2007-01-26 Thread Oleg Verych
Hallo.

On Sat, Jan 27, 2007 at 01:18:30AM +0100, Tim Schmielau wrote:
> On Fri, 26 Jan 2007, Oleg Verych wrote:
> 
> > In Debian's version it has no `bc', while native `bc' is producing
> > crap like that:
> > ,-*- bash -*-
> > |[EMAIL PROTECTED]:~$ printf "%u" $(( -1 )) ; echo
> > |18446744073709551615
> > |[EMAIL PROTECTED]:~$ echo -1 | bc
> > |-1
> > |[EMAIL PROTECTED]:~$ printf "%u" $(( 0xFF )) ; echo
> > |255
> > |[EMAIL PROTECTED]:~$ echo FF | bc
> > |99
> > |[EMAIL PROTECTED]:~$ echo F | bc
> > |15
> > |[EMAIL PROTECTED]:~$
> > `-*-
> > 
> > i can't understand the result... I think linux/scripts/makelst may be
> > updated to have sh's version of address calculation ;)
> 
> No, IMHO that should not be a reason to change anything in the kernel.
> Just set ibase=16 or read the fine manual:

Thank you very much ;) Maybe i must use XSLT with 0.99 kernel, or
what?

I'm talking about patch posted here:
Message-ID: <[EMAIL PROTECTED]>
Archived-At: 

,-*- diff snip -*-
|-t4=`echo $t3 | gawk '{ print $1 }'`
|-t5=`echo $t1 | gawk '{ print $1 }'`
|+t4=`pos_param 1 $t3`
|+t5=`pos_param 1 $t1`
5 t6=`echo $t4 - $t5 | tr a-f A-F`
6 t7=`( echo  ibase=16 ; echo $t6 ) | bc`
`-*-

I've just noticed, that things on lines 5 and 6 may be optimized.
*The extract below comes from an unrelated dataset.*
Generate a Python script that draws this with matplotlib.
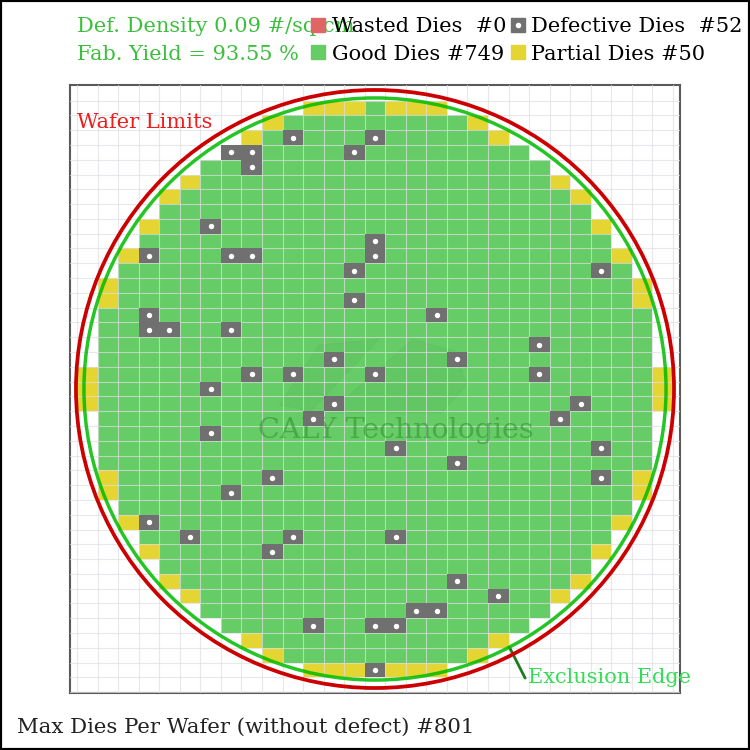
import numpy as np
import matplotlib
matplotlib.use('Agg')
import matplotlib.pyplot as plt
from matplotlib.patches import Rectangle, Circle, Polygon
from matplotlib.lines import Line2D
from matplotlib.legend_handler import HandlerTuple

plt.rcParams['font.family'] = ['DejaVu Serif', 'DejaVu Sans']

# wafer geometry, mm
wafer_radius = 150.0
excl_radius = 146.0
die_w = 10.31
die_h = 7.42

# per row, counted from the centre row (0) out to the edge row (19);
# the map is symmetric top/bottom and left/right
good_half = [13, 13, 13, 13, 13, 13, 12, 12, 12, 11, 11, 10, 10, 9, 8, 8, 7, 5, 4, 0]
partial_half = [1, 1, 0, 0, 0, 0, 1, 1, 0, 1, 0, 1, 0, 1, 1, 0, 0, 1, 1, 3]

# defective dies as (column, row), row > 0 is above the centre
defects = [(-4, 17), (0, 17), (-7, 16), (-6, 16), (-6, 15), (-1, 16), (-8, 11),
           (0, 10), (-11, 9), (-7, 9), (-6, 9), (0, 9), (-1, 8), (11, 8), (-1, 6),
           (-11, 5), (-11, 4), (-10, 4), (-7, 4), (3, 5), (8, 3), (-2, 2), (4, 2),
           (-6, 1), (-4, 1), (0, 1), (8, 1), (-8, 0), (-2, -1), (10, -1), (-3, -2),
           (9, -2), (-8, -3), (1, -4), (11, -4), (4, -5), (-5, -6), (11, -6),
           (-7, -7), (-11, -9), (-9, -10), (-4, -10), (1, -10), (-5, -11), (4, -13),
           (6, -14), (2, -15), (3, -15), (-3, -16), (0, -16), (1, -16), (0, -19)]

def_density = 0.09
fab_yield = 93.55
n_wasted = 0

c_good = '#66cc66'
c_partial = '#e5d532'
c_defect = '#707070'
c_wasted = '#e06666'

# build the die list
good, partial = [], []
nrow = len(good_half)
for r in range(-(nrow - 1), nrow):
    k = abs(r)
    for c in range(-(good_half[k] + partial_half[k]), good_half[k] + partial_half[k] + 1):
        if abs(c) <= good_half[k]:
            good.append((c, r))
        else:
            partial.append((c, r))
defect_set = set(defects)
good_ok = [d for d in good if d not in defect_set]

fig = plt.figure(figsize=(7.5, 7.5), dpi=100)
ax = fig.add_axes([70 / 750, 57 / 750, 610 / 750, 608 / 750])
ax.set_xlim(-153, 153)
ax.set_ylim(-152.5, 152.5)

# die grid in the background
ax.set_xticks((np.arange(-14, 16) - 0.5) * die_w)
ax.set_yticks((np.arange(-20, 21) - 0.5) * die_h)
ax.tick_params(length=0, labelbottom=False, labelleft=False)
ax.grid(True, color='#dedee4', lw=0.8, alpha=0.7)
ax.set_axisbelow(False)
for s in ax.spines.values():
    s.set_color('#5a5a5a')
    s.set_linewidth(1.5)

for (c, r) in good_ok:
    ax.add_patch(Rectangle(((c - 0.5) * die_w, (r - 0.5) * die_h), die_w, die_h,
                           fc=c_good, ec='none', zorder=1))
for (c, r) in partial:
    ax.add_patch(Rectangle(((c - 0.5) * die_w, (r - 0.5) * die_h), die_w, die_h,
                           fc=c_partial, ec='none', zorder=1))
for (c, r) in defects:
    ax.add_patch(Rectangle(((c - 0.5) * die_w, (r - 0.5) * die_h), die_w, die_h,
                           fc=c_defect, ec='none', zorder=3))
dx = [c * die_w for c, r in defects]
dy = [r * die_h for c, r in defects]
ax.scatter(dx, dy, s=15, color='white', zorder=3.5, linewidths=0)

# faint logo + watermark
logo_a = [(-48, -8), (-28, 22), (2, 25), (-32, -11)]
logo_b = [(-23, -12), (19, 25), (40, 19), (46, 2), (33, -12)]
for pts in (logo_a, logo_b):
    ax.add_patch(Polygon(pts, closed=True, fc='#2f8f2f', ec='#2f8f2f', lw=0.8,
                         alpha=0.07, zorder=2))
ax.text(10.5, -20.6, 'CALY Technologies', ha='center', va='center', fontsize=20.5,
        color='#2f8f2f', alpha=0.55, zorder=2.6)

# wafer and exclusion circles
ax.add_patch(Circle((0, 0), wafer_radius, fill=False, ec='#cc0000', lw=2.7, zorder=4))
ax.add_patch(Circle((0, 0), excl_radius, fill=False, ec='#00bb00', lw=2.5,
                    alpha=0.85, zorder=4))

ax.text(0.0115, 0.9375, 'Wafer Limits', transform=ax.transAxes, fontsize=15,
        color='#ee1c1c', ha='left', va='center')
ang = np.deg2rad(-62.5)
ax.annotate('Exclusion Edge', xy=(excl_radius * np.cos(ang), excl_radius * np.sin(ang)),
            xytext=(76.7, -144.9), fontsize=15, color='#33dd55', ha='left', va='center',
            annotation_clip=False,
            arrowprops=dict(arrowstyle='-', color='#1e7a1e', lw=2, relpos=(0, 0.2),
                            shrinkA=0, shrinkB=0))

# header texts
fig.text(77 / 750, 1 - 27 / 750, f'Def. Density {def_density} #/sq.cm', fontsize=15,
         color='#3cbf3c', ha='left', va='center')
fig.text(77 / 750, 1 - 55 / 750, f'Fab. Yield = {fab_yield} %', fontsize=15,
         color='#3cbf3c', ha='left', va='center')

h_wasted = Line2D([], [], ls='', marker='s', ms=9.5, color=c_wasted)
h_good = Line2D([], [], ls='', marker='s', ms=9.5, color=c_good)
h_def = (Line2D([], [], ls='', marker='s', ms=9.5, color=c_defect),
         Line2D([], [], ls='', marker='o', ms=3, color='white'))
h_part = Line2D([], [], ls='', marker='s', ms=9.5, color=c_partial)
fig.legend([h_wasted, h_good, h_def, h_part],
           [f'Wasted Dies  #{n_wasted}', f'Good Dies #{len(good_ok)}',
            f'Defective Dies  #{len(defects)}', f'Partial Dies #{len(partial)}'],
           handler_map={tuple: HandlerTuple(ndivide=1, pad=0)},
           loc='upper left', bbox_to_anchor=(310 / 750, 1 - 17 / 750), ncol=2,
           frameon=False, fontsize=15, handlelength=0.8, handletextpad=0.25,
           columnspacing=0.15, labelspacing=0.42, borderpad=0, borderaxespad=0)

fig.text(17 / 750, 1 - 727 / 750,
         f'Max Dies Per Wafer (without defect) #{len(good)}', fontsize=15.3,
         color='#222222', ha='left', va='center')

fig.add_artist(Rectangle((0, 0), 1, 1, transform=fig.transFigure, fill=False,
                         ec='black', lw=3))

fig.savefig('out.png', dpi=100)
t7=`printf "%lu" $(( 0x$t4 - 0x$t5 ))`

No tr, no bc, no pipes -- magic!
Better know and use our *fine shell*.

And if you jouined us, Tim, maybe can share your experience and test
patch above and this one, please?
Message-ID: <[EMAIL PROTECTED]>
Archived-At: 

It's just my optimization hint. I have no bc, and i'm sure
things, like that will cause silent misinformation.

Anyway, what is so bad in `sh'?

Thanks.

-*- OT -*-
>   info '(bc)About Expressions and Special Variables'
GFDL. Enough of that bull, even Documentation/ is *free* from it.

Good bye.
--
-o--=O`C  info emacs : not found  /. .\ ( is there any reason to live? )
 #oo'L O  info make  : not found  o (yes --- R.I.P. FSF+RMS)
<___=E M  man gcc: not found`-- ( viva Debian Operating System )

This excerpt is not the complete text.